I recall a Raymond Pettibon painting that I once saw in a museum with the inscription, “I thought California would be different.” But I didn’t think that. Even though the details were sketchy, I somehow knew it would be just like this: hungover in last night’s miniskirt, flecks of  dried vomit in my hoodie, catering to the overinflated egos of  people getting paid ten times what I did to recite pointless lines while holding prop surfboards.

I run between the copy room and my office. It’s a long corridor with a lobby in between the two. By now I’ve taken off  my shoes (which the assistant director reminds me is against OSHA rules) and I’m half  running, half  stomping down the hall.

I run to the copier to clear the paper jam and grab the fresh scripts, then stomp them back to my office to collate and brad them together. Then back to the copy room and back to the office.

Halfway from my office on the final trip, I feel something go wrong in my body. My pelvis feels weird, off, bad. I stop in the lobby and hold my abdomen waiting for it to pass, but it doesn’t. Out of  instinct, I reach into my skirt, into my underwear, and up into my vagina.

I feel something. I reach deeper and grab it with my fingers. And pull. I’m pulling slowly and it feels like my vagina is turning itself  inside out.
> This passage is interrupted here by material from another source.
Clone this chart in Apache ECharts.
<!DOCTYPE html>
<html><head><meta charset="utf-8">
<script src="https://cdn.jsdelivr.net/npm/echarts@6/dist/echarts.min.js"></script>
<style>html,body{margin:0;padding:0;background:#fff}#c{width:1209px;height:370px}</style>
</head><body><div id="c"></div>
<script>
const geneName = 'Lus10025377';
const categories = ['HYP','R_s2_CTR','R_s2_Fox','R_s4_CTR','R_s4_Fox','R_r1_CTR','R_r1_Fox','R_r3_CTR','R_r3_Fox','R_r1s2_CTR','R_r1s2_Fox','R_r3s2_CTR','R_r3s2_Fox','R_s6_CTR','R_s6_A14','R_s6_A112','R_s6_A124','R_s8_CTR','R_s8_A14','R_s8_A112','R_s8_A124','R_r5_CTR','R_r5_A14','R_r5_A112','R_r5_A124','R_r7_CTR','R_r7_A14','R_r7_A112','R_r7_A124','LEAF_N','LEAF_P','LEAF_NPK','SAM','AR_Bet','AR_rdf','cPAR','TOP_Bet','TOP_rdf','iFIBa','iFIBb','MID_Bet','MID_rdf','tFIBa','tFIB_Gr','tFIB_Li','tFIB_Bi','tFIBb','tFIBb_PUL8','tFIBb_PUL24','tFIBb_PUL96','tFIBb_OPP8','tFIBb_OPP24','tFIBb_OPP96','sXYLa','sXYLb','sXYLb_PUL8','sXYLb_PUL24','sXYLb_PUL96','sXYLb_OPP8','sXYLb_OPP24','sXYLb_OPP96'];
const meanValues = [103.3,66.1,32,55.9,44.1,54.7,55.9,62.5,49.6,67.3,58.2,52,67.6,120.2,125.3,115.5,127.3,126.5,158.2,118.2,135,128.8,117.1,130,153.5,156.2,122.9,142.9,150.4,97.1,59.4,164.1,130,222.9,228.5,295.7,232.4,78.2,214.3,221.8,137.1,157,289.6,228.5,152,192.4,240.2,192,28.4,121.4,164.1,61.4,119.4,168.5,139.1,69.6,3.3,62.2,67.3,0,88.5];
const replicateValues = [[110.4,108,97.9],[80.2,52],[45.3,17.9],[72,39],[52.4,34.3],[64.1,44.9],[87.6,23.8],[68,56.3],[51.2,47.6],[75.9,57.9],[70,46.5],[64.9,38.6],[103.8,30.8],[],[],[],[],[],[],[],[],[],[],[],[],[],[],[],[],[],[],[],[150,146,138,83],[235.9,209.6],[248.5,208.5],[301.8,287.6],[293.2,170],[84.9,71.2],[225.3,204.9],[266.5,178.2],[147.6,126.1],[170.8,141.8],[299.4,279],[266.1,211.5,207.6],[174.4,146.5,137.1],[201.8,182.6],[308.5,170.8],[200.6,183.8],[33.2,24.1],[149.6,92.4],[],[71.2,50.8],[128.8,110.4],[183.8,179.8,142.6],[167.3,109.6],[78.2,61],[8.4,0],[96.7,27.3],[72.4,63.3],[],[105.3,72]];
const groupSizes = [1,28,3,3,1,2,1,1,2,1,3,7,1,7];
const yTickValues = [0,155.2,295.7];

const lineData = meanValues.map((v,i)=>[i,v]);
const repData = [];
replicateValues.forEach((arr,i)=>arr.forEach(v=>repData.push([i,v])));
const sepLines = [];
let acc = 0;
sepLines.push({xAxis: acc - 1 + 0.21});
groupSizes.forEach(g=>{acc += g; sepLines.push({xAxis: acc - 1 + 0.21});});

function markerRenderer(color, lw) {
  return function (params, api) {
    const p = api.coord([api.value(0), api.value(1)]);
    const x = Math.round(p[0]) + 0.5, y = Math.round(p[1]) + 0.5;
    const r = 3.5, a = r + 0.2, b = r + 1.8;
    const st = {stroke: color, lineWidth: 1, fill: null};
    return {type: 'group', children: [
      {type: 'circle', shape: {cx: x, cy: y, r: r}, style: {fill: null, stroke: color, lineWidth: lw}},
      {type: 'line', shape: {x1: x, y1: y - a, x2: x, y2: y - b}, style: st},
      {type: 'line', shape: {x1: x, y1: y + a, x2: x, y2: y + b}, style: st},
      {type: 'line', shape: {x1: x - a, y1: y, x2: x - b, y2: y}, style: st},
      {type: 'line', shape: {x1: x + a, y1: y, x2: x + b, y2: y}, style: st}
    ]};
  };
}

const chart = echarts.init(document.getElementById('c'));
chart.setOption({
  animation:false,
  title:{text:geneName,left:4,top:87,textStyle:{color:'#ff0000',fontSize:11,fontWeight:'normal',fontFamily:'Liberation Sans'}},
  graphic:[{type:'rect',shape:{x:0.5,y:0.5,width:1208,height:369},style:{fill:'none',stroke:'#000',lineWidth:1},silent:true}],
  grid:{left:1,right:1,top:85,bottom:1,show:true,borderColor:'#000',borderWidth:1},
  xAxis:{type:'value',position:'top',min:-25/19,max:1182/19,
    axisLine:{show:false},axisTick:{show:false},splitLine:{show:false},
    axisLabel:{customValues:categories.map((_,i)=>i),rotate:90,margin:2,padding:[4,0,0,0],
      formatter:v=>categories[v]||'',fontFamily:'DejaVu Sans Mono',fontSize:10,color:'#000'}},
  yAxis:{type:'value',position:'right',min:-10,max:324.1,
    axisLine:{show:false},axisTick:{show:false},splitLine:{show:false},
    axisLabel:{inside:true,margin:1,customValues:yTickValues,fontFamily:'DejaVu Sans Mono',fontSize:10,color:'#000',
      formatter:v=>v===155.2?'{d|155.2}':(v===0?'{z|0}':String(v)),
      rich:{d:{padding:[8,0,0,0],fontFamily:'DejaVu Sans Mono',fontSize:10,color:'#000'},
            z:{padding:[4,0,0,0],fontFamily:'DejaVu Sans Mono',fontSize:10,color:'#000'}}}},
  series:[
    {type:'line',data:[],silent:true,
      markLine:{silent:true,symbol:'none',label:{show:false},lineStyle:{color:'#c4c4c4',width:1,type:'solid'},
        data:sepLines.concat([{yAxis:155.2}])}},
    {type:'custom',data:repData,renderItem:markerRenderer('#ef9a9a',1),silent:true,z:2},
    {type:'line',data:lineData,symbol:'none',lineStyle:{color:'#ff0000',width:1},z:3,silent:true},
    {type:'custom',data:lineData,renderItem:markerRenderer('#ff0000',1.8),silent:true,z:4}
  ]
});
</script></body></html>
Oh god, oh god. I pull this whatever out of  my vagina. I pull and pull, and finally, dangling between my fingers, is a condom.

I am disgusted and horrified and slightly amused, but mostly horrified. I stand, stunned, staring at this shriveled bit of  orange latex. Then I realize, I am standing in the lobby of  my office building holding a four-day old condom I just fished out of  my cunt.
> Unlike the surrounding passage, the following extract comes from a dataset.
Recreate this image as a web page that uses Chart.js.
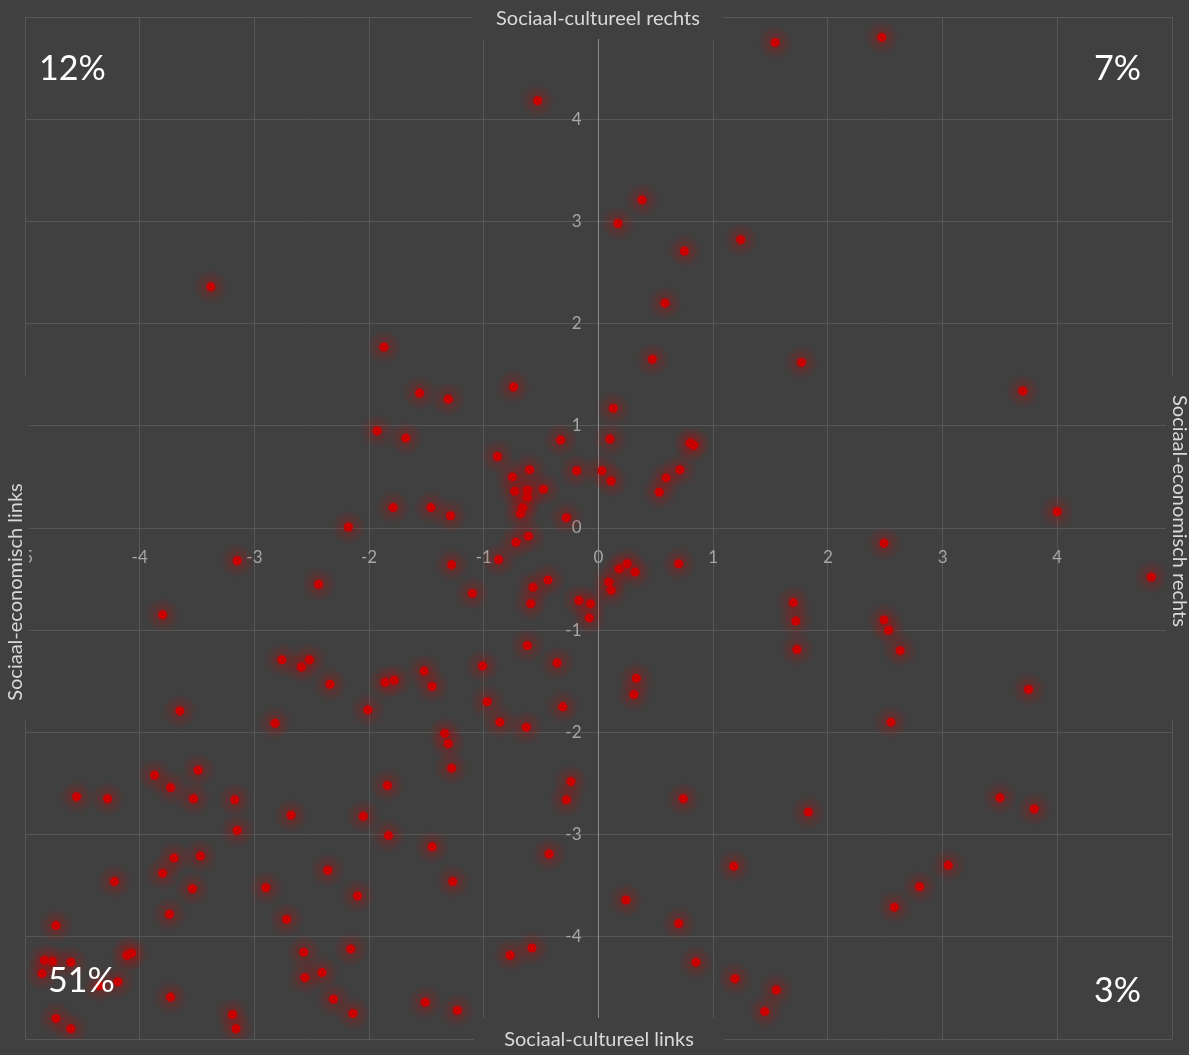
<!DOCTYPE html>
<html>
<head>
<meta charset="utf-8">
<script src="https://cdn.jsdelivr.net/npm/chart.js@4/dist/chart.umd.min.js"></script>
<style>
html,body{margin:0;padding:0;background:#404040;overflow:hidden}
#wrap{width:1189px;height:1055px;position:relative}
</style>
</head>
<body>
<div id="wrap"><canvas id="c" width="1189" height="1055"></canvas></div>
<script>
// ---- data (x = sociaal-economisch links/rechts, y = sociaal-cultureel links/rechts) ----
const upperLeftX = [-0.53,-3.38,-1.87,-1.56,-1.31,-0.74,-1.93,-1.68,-0.33,-0.88,-0.60,-0.19,-0.75,-0.73,-0.62,-0.48,-0.62,-0.66,-0.68,-1.79,-1.46,-1.29,-0.28,-2.18];
const upperLeftY = [4.18,2.36,1.77,1.32,1.26,1.38,0.95,0.88,0.86,0.70,0.57,0.56,0.50,0.36,0.37,0.38,0.30,0.20,0.14,0.20,0.20,0.12,0.10,0.01];

const upperRightX = [1.54,2.47,0.38,0.17,0.75,1.24,0.58,0.47,1.77,3.70,0.13,0.10,0.80,0.83,0.03,0.11,0.71,0.59,0.53,4.00];
const upperRightY = [4.75,4.80,3.21,2.98,2.71,2.82,2.20,1.65,1.62,1.34,1.17,0.87,0.83,0.81,0.56,0.46,0.57,0.49,0.35,0.16];

const lowerLeftX = [-0.61,-0.72,-0.87,-1.28,-3.15,-2.44,-1.10,-0.44,-0.57,-0.59,-0.17,-0.07,-0.08,-3.80,-0.62,-2.76,-2.59,-2.52,-2.34,-1.86,-1.78,-1.52,-1.45,-1.01,-0.36,-0.97,-0.31,-2.01,-3.65,-2.82,-0.86,-0.63,-1.34,-1.31,-1.28,-3.49,-3.87,-3.73,-4.55,-4.28,-3.53,-3.17,-1.84,-0.24,-0.28,-2.68,-2.05,-3.15,-1.83,-1.45,-0.43,-3.70,-3.47,-3.80,-2.36,-4.22,-1.27,-3.54,-2.90,-2.10,-3.74,-2.72,-4.73,-2.57,-2.16,-0.77,-0.58,-4.11,-4.07,-4.83,-4.76,-4.60,-4.85,-4.19,-4.35,-4.73,-4.60,-3.73,-3.19,-3.16,-2.56,-2.41,-2.31,-2.14,-1.51,-1.23];
const lowerLeftY = [-0.08,-0.14,-0.31,-0.36,-0.32,-0.55,-0.64,-0.51,-0.58,-0.74,-0.71,-0.74,-0.88,-0.85,-1.15,-1.29,-1.36,-1.29,-1.53,-1.51,-1.49,-1.40,-1.55,-1.35,-1.32,-1.70,-1.75,-1.78,-1.79,-1.91,-1.90,-1.95,-2.01,-2.11,-2.35,-2.37,-2.42,-2.54,-2.63,-2.65,-2.65,-2.66,-2.52,-2.48,-2.66,-2.81,-2.82,-2.96,-3.01,-3.12,-3.19,-3.23,-3.21,-3.38,-3.35,-3.46,-3.46,-3.53,-3.52,-3.60,-3.78,-3.83,-3.89,-4.15,-4.12,-4.18,-4.11,-4.18,-4.16,-4.23,-4.24,-4.25,-4.36,-4.44,-4.48,-4.80,-4.90,-4.59,-4.76,-4.90,-4.40,-4.35,-4.61,-4.75,-4.64,-4.72];

const lowerRightX = [2.49,0.70,0.25,0.18,0.32,0.09,0.11,4.82,1.70,1.72,1.73,2.49,2.53,2.63,0.33,0.31,3.75,2.55,0.74,1.83,3.50,3.80,1.18,3.05,2.80,2.58,0.24,0.70,0.85,1.19,1.55,1.45];
const lowerRightY = [-0.15,-0.35,-0.35,-0.40,-0.43,-0.53,-0.61,-0.48,-0.73,-0.91,-1.19,-0.90,-1.00,-1.20,-1.47,-1.63,-1.58,-1.90,-2.65,-2.78,-2.64,-2.75,-3.31,-3.30,-3.51,-3.71,-3.64,-3.87,-4.25,-4.41,-4.52,-4.73];

const tickValues = [-5,-4,-3,-2,-1,0,1,2,3,4,5];
const quadrantLabels = ['12%','7%','51%','3%'];
const axisTitles = ['Sociaal-cultureel rechts','Sociaal-cultureel links','Sociaal-economisch links','Sociaal-economisch rechts'];

// ---- build points ----
function toPoints(xs, ys){ return xs.map((x,i)=>({x:x, y:ys[i]})); }
const allPoints = [].concat(
  toPoints(upperLeftX, upperLeftY),
  toPoints(upperRightX, upperRightY),
  toPoints(lowerLeftX, lowerLeftY),
  toPoints(lowerRightX, lowerRightY)
);

const FONT = 'Lato, "Open Sans", sans-serif';
const BG = '#404040';
const GRID = '#575757';

// soft red glow used as point style behind the dots
const glow = document.createElement('canvas');
glow.width = 40; glow.height = 40;
(function(){
  const g = glow.getContext('2d');
  const grad = g.createRadialGradient(20,20,0,20,20,18);
  grad.addColorStop(0, 'rgba(200,0,0,0.38)');
  grad.addColorStop(0.25, 'rgba(200,0,0,0.30)');
  grad.addColorStop(0.55, 'rgba(200,0,0,0.14)');
  grad.addColorStop(1, 'rgba(200,0,0,0)');
  g.fillStyle = grad;
  g.fillRect(0,0,40,40);
})();

function zeroPadding(scale){
  scale.paddingLeft = 0; scale.paddingRight = 0;
  scale.paddingTop = 0; scale.paddingBottom = 0;
}

const bgPlugin = {
  id: 'bg',
  beforeDraw(chart){
    const ctx = chart.ctx;
    ctx.save();
    ctx.fillStyle = BG;
    ctx.fillRect(0,0,chart.width,chart.height);
    ctx.restore();
    // place y tick labels left of the vertical axis
    const px = chart.scales.x.getPixelForValue(0);
    chart.scales.y.getLabelItems().forEach(it => {
      it.options.translation[0] = px - 17;
      it.options.textAlign = 'right';
    });
  },
  afterDraw(chart){
    const ctx = chart.ctx;
    ctx.save();
    // axis title boxes
    ctx.fillStyle = BG;
    ctx.fillRect(473,0,250,39);
    ctx.fillRect(474,1018,250,37);
    ctx.fillRect(0,377,29,343);
    ctx.fillRect(1166,377,23,343);
    ctx.fillStyle = '#d9d9d9';
    ctx.font = '20px ' + FONT;
    ctx.textAlign = 'center';
    ctx.textBaseline = 'middle';
    ctx.fillText(axisTitles[0], 598, 19);
    ctx.fillText(axisTitles[1], 599, 1040);
    ctx.save();
    ctx.translate(16, 592);
    ctx.rotate(-Math.PI/2);
    ctx.fillText(axisTitles[2], 0, 0);
    ctx.restore();
    ctx.save();
    ctx.translate(1179, 511);
    ctx.rotate(Math.PI/2);
    ctx.fillText(axisTitles[3], 0, 0);
    ctx.restore();
    // quadrant shares
    ctx.fillStyle = '#ffffff';
    ctx.font = '34px ' + FONT;
    ctx.textBaseline = 'alphabetic';
    ctx.textAlign = 'left';
    ctx.fillText(quadrantLabels[0], 39, 80);
    ctx.fillText(quadrantLabels[2], 48, 992);
    ctx.textAlign = 'right';
    ctx.fillText(quadrantLabels[1], 1141, 80);
    ctx.fillText(quadrantLabels[3], 1141, 1002);
    ctx.restore();
  }
};

new Chart(document.getElementById('c'), {
  type: 'scatter',
  data: {
    datasets: [{
      data: allPoints,
      pointStyle: glow,
      pointRadius: 20,
      pointHoverRadius: 20
    }, {
      data: allPoints,
      pointRadius: 4.5,
      pointBackgroundColor: '#cc0000',
      pointBorderWidth: 0,
      pointHoverRadius: 4.5
    }]
  },
  options: {
    responsive: false,
    devicePixelRatio: 1,
    animation: false,
    events: [],
    layout: { autoPadding: false, padding: { left: 25, right: 17, top: 17, bottom: 16 } },
    plugins: { legend: { display: false }, tooltip: { enabled: false } },
    scales: {
      x: {
        type: 'linear',
        min: -5, max: 5,
        position: { y: 0 },
        afterBuildTicks(scale){ scale.ticks = tickValues.map(v => ({value: v})); },
        afterFit: zeroPadding,
        ticks: { color: '#a6a6a6', font: { family: FONT, size: 17 }, padding: 19, maxRotation: 0, autoSkip: false },
        grid: { color: GRID, lineWidth: 1, drawTicks: false },
        border: { display: true, color: GRID, width: 1 }
      },
      y: {
        type: 'linear',
        min: -5, max: 5,
        position: { x: 0 },
        afterBuildTicks(scale){ scale.ticks = tickValues.map(v => ({value: v})); },
        afterFit: zeroPadding,
        ticks: { color: '#a6a6a6', font: { family: FONT, size: 17 }, padding: 17, autoSkip: false },
        grid: { color: GRID, lineWidth: 1, drawTicks: false },
        border: { display: true, color: '#8c8c8c', width: 1 }
      }
    }
  },
  plugins: [bgPlugin]
});
</script>
</body>
</html>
I run to the bathroom with a rush of  adrenaline and rage and whip that sucker into the toilet. I stand over the toilet and see everything that’s wrong with my life in LA—my job, my body image, my sexual identity, my social life—is wrapped up inside that pathetic piece of  latex. I decide to make some changes. First, drink less. Second, look for a new job. And third, and most importantly, I’m going to try being a lesbian for a little while.